By Eric King-
Homeless people addicted to drugs need their housing needs addressed before any chance of success in addressing their addiction can be addressed, according to a report. The Advisory Council on the Misuse of Drugs (ACMD) has today advised the Home Secretary on the Misuse of Drugs (ACMD) to commission a programme of work following the publication of the Drug Strategy.
The report recommends an abstinence based approach of housing provision for those addicted to drugs
including evidence-based and effective harm reduction and substance use treatment approaches with the capacity, resource and flexibility to reach them. It also suggests that services consider people who are experiencing multiple and complex needs and adopt psychologically-informed approaches
It follows a report highlighting a strong reciprocal relationship between being homeless and dug abuse. a The report claims an increased risk of problematic drug use associated with people who experience homelessness, adding that ”there is a higher rate of drug-related deaths, infections among people who inject drugs, and multiple morbidities”. It also states that people who experience homelessness and use substances have particularly complex circumstances and additional risks which require intensive long-term support.
The report goes on to state that a high proportion of people who are homeless and who have drug use issues have experienced multiple adverse childhood experiences (ACE). The UK and devolved governments have statutory responsibilities regarding homelessness, although it is not entirely clear how this relates to drug users who are homeless. Rough sleepers in particular are not well met by mainstream benefit, health and social care and some drug services, it further states.
The report is a logical progression to addressing the complex problems of drug addiction, but does not state how abstinence based housing can be successfully implemented to help drug users.

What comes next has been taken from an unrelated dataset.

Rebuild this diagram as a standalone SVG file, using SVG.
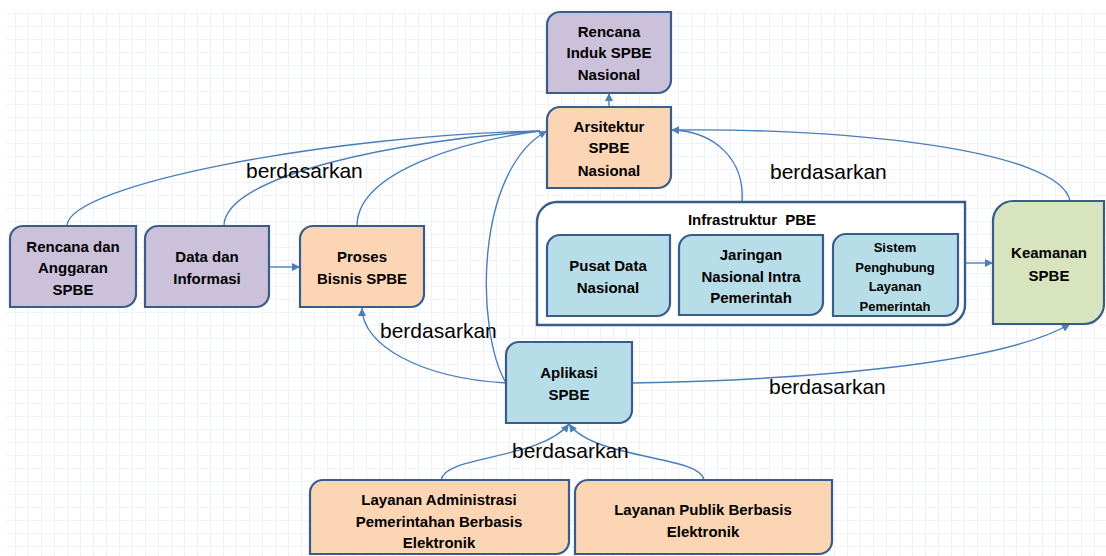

Drug users who abstain from using drugs in a given accommodation could continuously use drugs outside the accommodation. Besides, they could secretly use drugs in the accommodation, especially in toilets. Unless there are cameras to monitor a drug user in every part of an accommodation provided, there is no way to guarantee they will abstain from using drugs in the house
However, it is a useful guide to attempting to address the problem of drug addiction among homeless individuals by recognising the potential damages it causes.